#### Data lines ####
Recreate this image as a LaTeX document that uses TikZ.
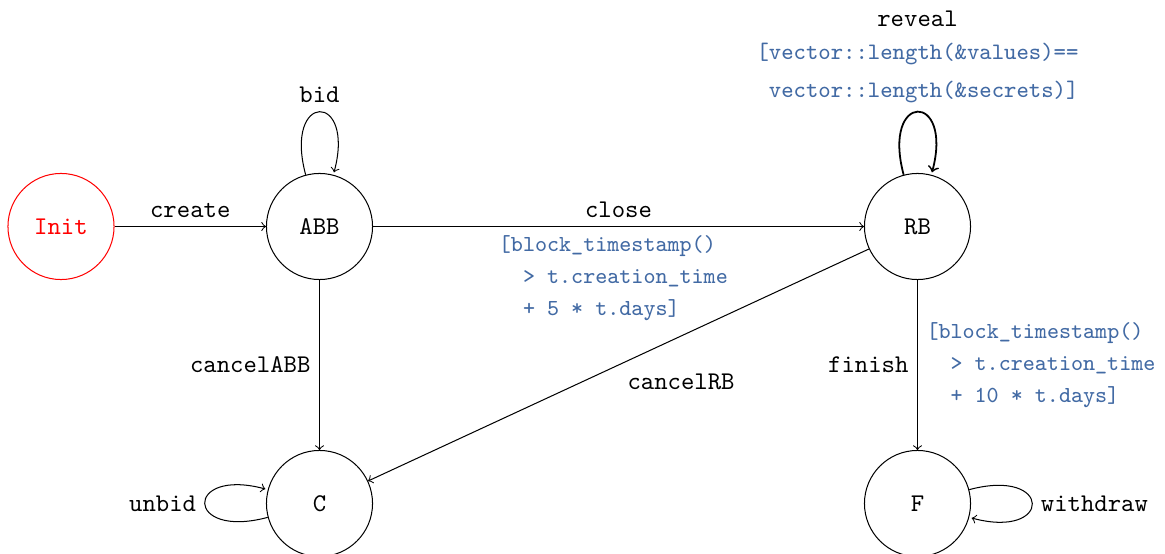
\documentclass[tikz,border=0pt]{standalone}
\usetikzlibrary{arrows}
\definecolor{guardblue}{RGB}{66,106,164}
\begin{document}
\begin{tikzpicture}[x=0.392157pt, y=0.392157pt,
  state/.style={circle, draw, minimum size=41.6pt, inner sep=0pt, font=\ttfamily},
  trans/.style={->, >=to},
  lbl/.style={font=\ttfamily},
  guard/.style={font=\ttfamily\fontsize{9}{12.5}\selectfont, text=guardblue, align=left}]
\useasboundingbox (0,0) rectangle (1165,554);

% states
\node[state, draw=red, text=red] (init) at (61,327.5) {Init};
\node[state] (abb) at (319.5,327.5) {ABB};
\node[state] (rb)  at (917.5,327.5) {RB};
\node[state] (c)   at (319.5,50.5)  {C};
\node[state] (f)   at (917.5,50.5)  {F};

% transitions
\draw[trans] (init) -- node[above, lbl] {create} (abb);
\draw[trans] (abb) -- node[above, lbl] {close}
  node[below, guard, xshift=-2pt] {[block\_timestamp()\\\mbox{\ \ }> t.creation\_time\\\mbox{\ \ }+ 5 * t.days]} (rb);
\draw[trans] (abb) -- node[left, lbl] {cancelABB} (c);
\draw[trans] (rb) -- node[below right, lbl] {cancelRB} (c);
\draw[trans] (rb) -- node[left, lbl] {finish}
  node[right, guard] {[block\_timestamp()\\\mbox{\ \ }> t.creation\_time\\\mbox{\ \ }+ 10 * t.days]} (f);

% self loops
\path (abb) edge[trans, loop above] node[above, lbl] {bid} (abb);
\path (rb) edge[trans, loop above, line width=0.7pt]
  node[above, guard, align=center, font=\ttfamily\fontsize{9.25}{12.5}\selectfont] (rg)
  {[vector::length(\&values)==\\[2.5pt]\mbox{\ }vector::length(\&secrets)]} (rb);
\node[lbl, anchor=south, yshift=-1pt] (rv) at (rg.north) {reveal};
\path (c) edge[trans, loop left] node[left, lbl] {unbid} (c);
\path (f) edge[trans, loop right] node[right, lbl] {withdraw} (f);
\end{tikzpicture}
\end{document}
####
(Your instructions) Are you able to set down all the lines above exactly, without any pictures?

(Expected output)
Recreate this image as a LaTeX document that uses TikZ.
\documentclass[tikz,border=0pt]{standalone}
\usetikzlibrary{arrows}
\definecolor{guardblue}{RGB}{66,106,164}
\begin{document}
\begin{tikzpicture}[x=0.392157pt, y=0.392157pt,
  state/.style={circle, draw, minimum size=41.6pt, inner sep=0pt, font=\ttfamily},
  trans/.style={->, >=to},
  lbl/.style={font=\ttfamily},
  guard/.style={font=\ttfamily\fontsize{9}{12.5}\selectfont, text=guardblue, align=left}]
\useasboundingbox (0,0) rectangle (1165,554);

% states
\node[state, draw=red, text=red] (init) at (61,327.5) {Init};
\node[state] (abb) at (319.5,327.5) {ABB};
\node[state] (rb)  at (917.5,327.5) {RB};
\node[state] (c)   at (319.5,50.5)  {C};
\node[state] (f)   at (917.5,50.5)  {F};

% transitions
\draw[trans] (init) -- node[above, lbl] {create} (abb);
\draw[trans] (abb) -- node[above, lbl] {close}
  node[below, guard, xshift=-2pt] {[block\_timestamp()\\\mbox{\ \ }> t.creation\_time\\\mbox{\ \ }+ 5 * t.days]} (rb);
\draw[trans] (abb) -- node[left, lbl] {cancelABB} (c);
\draw[trans] (rb) -- node[below right, lbl] {cancelRB} (c);
\draw[trans] (rb) -- node[left, lbl] {finish}
  node[right, guard] {[block\_timestamp()\\\mbox{\ \ }> t.creation\_time\\\mbox{\ \ }+ 10 * t.days]} (f);

% self loops
\path (abb) edge[trans, loop above] node[above, lbl] {bid} (abb);
\path (rb) edge[trans, loop above, line width=0.7pt]
  node[above, guard, align=center, font=\ttfamily\fontsize{9.25}{12.5}\selectfont] (rg)
  {[vector::length(\&values)==\\[2.5pt]\mbox{\ }vector::length(\&secrets)]} (rb);
\node[lbl, anchor=south, yshift=-1pt] (rv) at (rg.north) {reveal};
\path (c) edge[trans, loop left] node[left, lbl] {unbid} (c);
\path (f) edge[trans, loop right] node[right, lbl] {withdraw} (f);
\end{tikzpicture}
\end{document}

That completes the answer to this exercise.